• The request: Word for word, copy all the data and drop the pictures.

_ _ _ _ _

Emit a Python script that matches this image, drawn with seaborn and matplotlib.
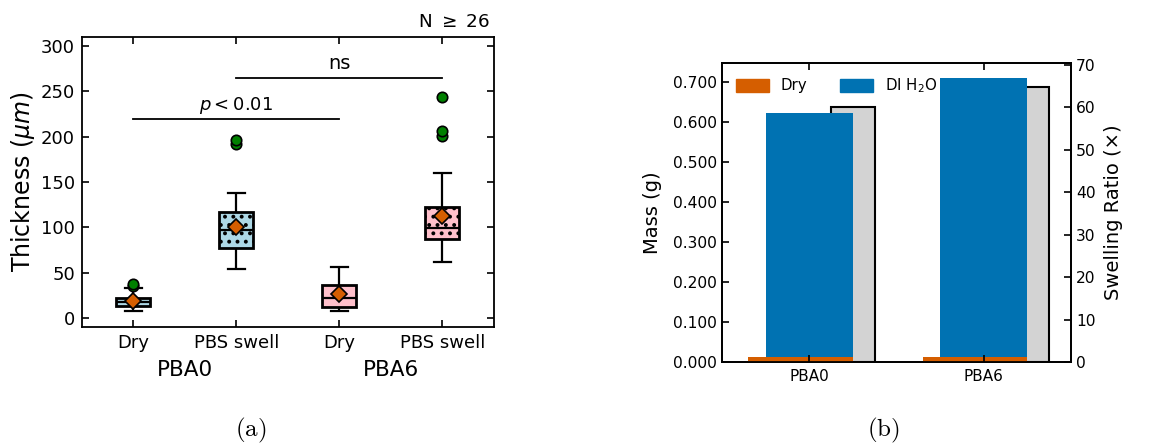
import numpy as np
import pandas as pd
import matplotlib
matplotlib.use("Agg")
import matplotlib.pyplot as plt
from matplotlib.patches import Patch
from matplotlib.ticker import FormatStrFormatter, MultipleLocator
import seaborn as sns

# ---------------- data ----------------
groups = ["PBA0", "PBA6"]
conditions = ["Dry", "PBS swell"]

pba0_dry = [8.1, 9.5, 10.5, 11.0, 11.8, 12.3, 12.6, 12.9,
            13.5, 14.2, 15.0, 15.8, 16.5, 17.3, 18.0,
            18.6, 19.2, 19.8, 20.4, 20.9, 21.3, 21.7,
            22.5, 23.5, 25.0, 27.0, 33.5, 35.5, 37.0]
pba0_pbs = [53.7, 56, 58, 61, 65, 70, 74, 76.9,
            78, 81, 85, 88, 91, 94, 96.8,
            98, 100, 103, 106, 110, 114, 117.4,
            119, 121, 124, 129, 137.7, 191.4, 196.6]
pba6_dry = [7.4, 8.5, 9.5, 10.2, 11.0, 11.6, 12.1, 12.5,
            14, 15.5, 17, 18.5, 20, 21.5, 22.5,
            24, 26, 28, 30, 32.5, 35, 36.8,
            39, 41, 43, 46, 49, 53, 56.7]
pba6_pbs = [61.8, 66, 71, 76, 80, 83, 85.5, 87.6,
            89, 91, 93, 95, 96.5, 98, 99,
            100, 102, 105, 109, 113, 118, 122.2,
            125, 130, 140, 160.1, 200.6, 206.5, 243.3]

mass_dry = [0.0115, 0.0116]
mass_wet = [0.6225, 0.7100]
swelling_ratio = [60.0, 64.8]

# ---------------- figure ----------------
plt.rcParams["font.family"] = ["DejaVu Sans"]
plt.rcParams["hatch.linewidth"] = 1.6
plt.rcParams["hatch.color"] = "black"

fig = plt.figure(figsize=(11.74, 4.43), dpi=100)
ax1 = fig.add_axes([0.0698, 0.2619, 0.3509, 0.6546])
ax2 = fig.add_axes([0.615, 0.1828, 0.2973, 0.675])

# ---------- panel (a) ----------
series = [pba0_dry, pba0_pbs, pba6_dry, pba6_pbs]
order = [f"{g}\n{c}" for g in groups for c in conditions]
rows = []
for lab, vals in zip(order, series):
    for v in vals:
        rows.append({"label": lab, "thickness": v})
df = pd.DataFrame(rows)
fill = {"PBA0": "#ADD8E6", "PBA6": "#FFC0CB"}
palette = {lab: fill[lab.split("\n")[0]] for lab in order}

sns.boxplot(data=df, x="label", y="thickness", hue="label", order=order,
            hue_order=order, palette=palette, width=0.33, saturation=1,
            linecolor="black", linewidth=1.6, showmeans=True, legend=False,
            meanprops=dict(marker="D", markerfacecolor="#D55E00",
                           markeredgecolor="black", markersize=8.5,
                           markeredgewidth=1.2),
            flierprops=dict(marker="o", markerfacecolor="green",
                            markeredgecolor="black", markersize=7.5,
                            markeredgewidth=1.2),
            ax=ax1)

boxes = [p for p in ax1.patches]
for i, p in enumerate(boxes):
    p.set_edgecolor("black")
    p.set_linewidth(2.0)
    if conditions[i % 2] == "PBS swell":
        p.set_hatch("..")

ax1.set_xlim(-0.5, 3.5)
ax1.set_ylim(-10, 310)
ax1.yaxis.set_major_locator(MultipleLocator(50))
ax1.set_xticks(range(4))
ax1.set_xticklabels([c for g in groups for c in conditions])
ax1.tick_params(direction="in", top=True, right=True, length=5, width=1.2,
                labelsize=13, pad=5)
ax1.set_xlabel("")
ax1.set_ylabel(r"Thickness ($\mu m$)", fontsize=17, labelpad=3)
for s in ax1.spines.values():
    s.set_linewidth(1.3)

trans = matplotlib.transforms.blended_transform_factory(ax1.transData, ax1.transAxes)
for gi, g in enumerate(groups):
    ax1.text(gi * 2 + 0.5, -0.148, g, transform=trans, ha="center", va="center",
             fontsize=15.5)

ax1.plot([0, 2], [220, 220], color="black", lw=1.3)
ax1.text(1, 229, r"$p < 0.01$", ha="center", va="baseline", fontsize=13)
ax1.plot([1, 3], [265, 265], color="black", lw=1.3)
ax1.text(2, 275, "ns", ha="center", va="baseline", fontsize=14)
ax1.text(0.99, 1.02, r"N $\geq$ 26", transform=ax1.transAxes, ha="right",
         va="bottom", fontsize=13.2)

# ---------- panel (b) ----------
ax3 = ax2.twinx()
ax2.set_zorder(ax3.get_zorder() + 1)
ax2.patch.set_visible(False)

pos = np.arange(len(groups))
sns.barplot(x=pos + 0.25, y=swelling_ratio, native_scale=True, width=0.25,
            color="#D3D3D3", saturation=1, edgecolor="black", linewidth=1.5,
            errorbar=None, ax=ax3)
sns.barplot(x=pos, y=mass_wet, native_scale=True, width=0.5,
            color="#0072B2", saturation=1, linewidth=0, errorbar=None, ax=ax2)
sns.barplot(x=pos - 0.05, y=mass_dry, native_scale=True, width=0.6,
            color="#D55E00", saturation=1, linewidth=0, errorbar=None, ax=ax2)

ax2.set_xlim(-0.5, 1.5)
ax2.set_xticks(pos)
ax2.set_xticklabels(groups)
ax2.set_ylim(0, 0.748)
ax2.set_yticks(np.arange(0, 0.71, 0.1))
ax2.yaxis.set_major_formatter(FormatStrFormatter("%.3f"))
ax2.tick_params(axis="y", direction="in", length=5, width=1.2, labelsize=11.2,
                right=False)
ax2.tick_params(axis="x", direction="in", length=5, width=1.2, labelsize=11,
                top=True, pad=5)
ax2.set_xlabel("")
ax2.set_ylabel("Mass (g)", fontsize=14, labelpad=8)

ax3.set_ylim(0, 70.4)
ax3.set_yticks(range(0, 71, 10))
ax3.tick_params(axis="y", direction="in", length=5, width=1.2, labelsize=11.2)
ax3.set_ylabel("Swelling Ratio (×)", fontsize=14, labelpad=6)
ax3.set_xlabel("")
for a in (ax2, ax3):
    for s in a.spines.values():
        s.set_linewidth(1.3)

ax2.legend(handles=[Patch(color="#D55E00", label="Dry"),
                    Patch(color="#0072B2", label=r"DI H$_2$O")],
           loc="upper left", ncol=2, frameon=False, fontsize=10.8,
           handlelength=2.2, handleheight=0.9, columnspacing=2.2)

# captions
fig.text(251 / 1174, 0.029, r"$\mathrm{(a)}$", math_fontfamily="cm",
         fontsize=18, ha="center", va="center")
fig.text(883 / 1174, 0.029, r"$\mathrm{(b)}$", math_fontfamily="cm",
         fontsize=18, ha="center", va="center")

fig.savefig("out.png", dpi=100)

_ _ _ _ _

• Expected answer:
Emit a Python script that matches this image, drawn with seaborn and matplotlib.
import numpy as np
import pandas as pd
import matplotlib
matplotlib.use("Agg")
import matplotlib.pyplot as plt
from matplotlib.patches import Patch
from matplotlib.ticker import FormatStrFormatter, MultipleLocator
import seaborn as sns

# ---------------- data ----------------
groups = ["PBA0", "PBA6"]
conditions = ["Dry", "PBS swell"]

pba0_dry = [8.1, 9.5, 10.5, 11.0, 11.8, 12.3, 12.6, 12.9,
            13.5, 14.2, 15.0, 15.8, 16.5, 17.3, 18.0,
            18.6, 19.2, 19.8, 20.4, 20.9, 21.3, 21.7,
            22.5, 23.5, 25.0, 27.0, 33.5, 35.5, 37.0]
pba0_pbs = [53.7, 56, 58, 61, 65, 70, 74, 76.9,
            78, 81, 85, 88, 91, 94, 96.8,
            98, 100, 103, 106, 110, 114, 117.4,
            119, 121, 124, 129, 137.7, 191.4, 196.6]
pba6_dry = [7.4, 8.5, 9.5, 10.2, 11.0, 11.6, 12.1, 12.5,
            14, 15.5, 17, 18.5, 20, 21.5, 22.5,
            24, 26, 28, 30, 32.5, 35, 36.8,
            39, 41, 43, 46, 49, 53, 56.7]
pba6_pbs = [61.8, 66, 71, 76, 80, 83, 85.5, 87.6,
            89, 91, 93, 95, 96.5, 98, 99,
            100, 102, 105, 109, 113, 118, 122.2,
            125, 130, 140, 160.1, 200.6, 206.5, 243.3]

mass_dry = [0.0115, 0.0116]
mass_wet = [0.6225, 0.7100]
swelling_ratio = [60.0, 64.8]

# ---------------- figure ----------------
plt.rcParams["font.family"] = ["DejaVu Sans"]
plt.rcParams["hatch.linewidth"] = 1.6
plt.rcParams["hatch.color"] = "black"

fig = plt.figure(figsize=(11.74, 4.43), dpi=100)
ax1 = fig.add_axes([0.0698, 0.2619, 0.3509, 0.6546])
ax2 = fig.add_axes([0.615, 0.1828, 0.2973, 0.675])

# ---------- panel (a) ----------
series = [pba0_dry, pba0_pbs, pba6_dry, pba6_pbs]
order = [f"{g}\n{c}" for g in groups for c in conditions]
rows = []
for lab, vals in zip(order, series):
    for v in vals:
        rows.append({"label": lab, "thickness": v})
df = pd.DataFrame(rows)
fill = {"PBA0": "#ADD8E6", "PBA6": "#FFC0CB"}
palette = {lab: fill[lab.split("\n")[0]] for lab in order}

sns.boxplot(data=df, x="label", y="thickness", hue="label", order=order,
            hue_order=order, palette=palette, width=0.33, saturation=1,
            linecolor="black", linewidth=1.6, showmeans=True, legend=False,
            meanprops=dict(marker="D", markerfacecolor="#D55E00",
                           markeredgecolor="black", markersize=8.5,
                           markeredgewidth=1.2),
            flierprops=dict(marker="o", markerfacecolor="green",
                            markeredgecolor="black", markersize=7.5,
                            markeredgewidth=1.2),
            ax=ax1)

boxes = [p for p in ax1.patches]
for i, p in enumerate(boxes):
    p.set_edgecolor("black")
    p.set_linewidth(2.0)
    if conditions[i % 2] == "PBS swell":
        p.set_hatch("..")

ax1.set_xlim(-0.5, 3.5)
ax1.set_ylim(-10, 310)
ax1.yaxis.set_major_locator(MultipleLocator(50))
ax1.set_xticks(range(4))
ax1.set_xticklabels([c for g in groups for c in conditions])
ax1.tick_params(direction="in", top=True, right=True, length=5, width=1.2,
                labelsize=13, pad=5)
ax1.set_xlabel("")
ax1.set_ylabel(r"Thickness ($\mu m$)", fontsize=17, labelpad=3)
for s in ax1.spines.values():
    s.set_linewidth(1.3)

trans = matplotlib.transforms.blended_transform_factory(ax1.transData, ax1.transAxes)
for gi, g in enumerate(groups):
    ax1.text(gi * 2 + 0.5, -0.148, g, transform=trans, ha="center", va="center",
             fontsize=15.5)

ax1.plot([0, 2], [220, 220], color="black", lw=1.3)
ax1.text(1, 229, r"$p < 0.01$", ha="center", va="baseline", fontsize=13)
ax1.plot([1, 3], [265, 265], color="black", lw=1.3)
ax1.text(2, 275, "ns", ha="center", va="baseline", fontsize=14)
ax1.text(0.99, 1.02, r"N $\geq$ 26", transform=ax1.transAxes, ha="right",
         va="bottom", fontsize=13.2)

# ---------- panel (b) ----------
ax3 = ax2.twinx()
ax2.set_zorder(ax3.get_zorder() + 1)
ax2.patch.set_visible(False)

pos = np.arange(len(groups))
sns.barplot(x=pos + 0.25, y=swelling_ratio, native_scale=True, width=0.25,
            color="#D3D3D3", saturation=1, edgecolor="black", linewidth=1.5,
            errorbar=None, ax=ax3)
sns.barplot(x=pos, y=mass_wet, native_scale=True, width=0.5,
            color="#0072B2", saturation=1, linewidth=0, errorbar=None, ax=ax2)
sns.barplot(x=pos - 0.05, y=mass_dry, native_scale=True, width=0.6,
            color="#D55E00", saturation=1, linewidth=0, errorbar=None, ax=ax2)

ax2.set_xlim(-0.5, 1.5)
ax2.set_xticks(pos)
ax2.set_xticklabels(groups)
ax2.set_ylim(0, 0.748)
ax2.set_yticks(np.arange(0, 0.71, 0.1))
ax2.yaxis.set_major_formatter(FormatStrFormatter("%.3f"))
ax2.tick_params(axis="y", direction="in", length=5, width=1.2, labelsize=11.2,
                right=False)
ax2.tick_params(axis="x", direction="in", length=5, width=1.2, labelsize=11,
                top=True, pad=5)
ax2.set_xlabel("")
ax2.set_ylabel("Mass (g)", fontsize=14, labelpad=8)

ax3.set_ylim(0, 70.4)
ax3.set_yticks(range(0, 71, 10))
ax3.tick_params(axis="y", direction="in", length=5, width=1.2, labelsize=11.2)
ax3.set_ylabel("Swelling Ratio (×)", fontsize=14, labelpad=6)
ax3.set_xlabel("")
for a in (ax2, ax3):
    for s in a.spines.values():
        s.set_linewidth(1.3)

ax2.legend(handles=[Patch(color="#D55E00", label="Dry"),
                    Patch(color="#0072B2", label=r"DI H$_2$O")],
           loc="upper left", ncol=2, frameon=False, fontsize=10.8,
           handlelength=2.2, handleheight=0.9, columnspacing=2.2)

# captions
fig.text(251 / 1174, 0.029, r"$\mathrm{(a)}$", math_fontfamily="cm",
         fontsize=18, ha="center", va="center")
fig.text(883 / 1174, 0.029, r"$\mathrm{(b)}$", math_fontfamily="cm",
         fontsize=18, ha="center", va="center")

fig.savefig("out.png", dpi=100)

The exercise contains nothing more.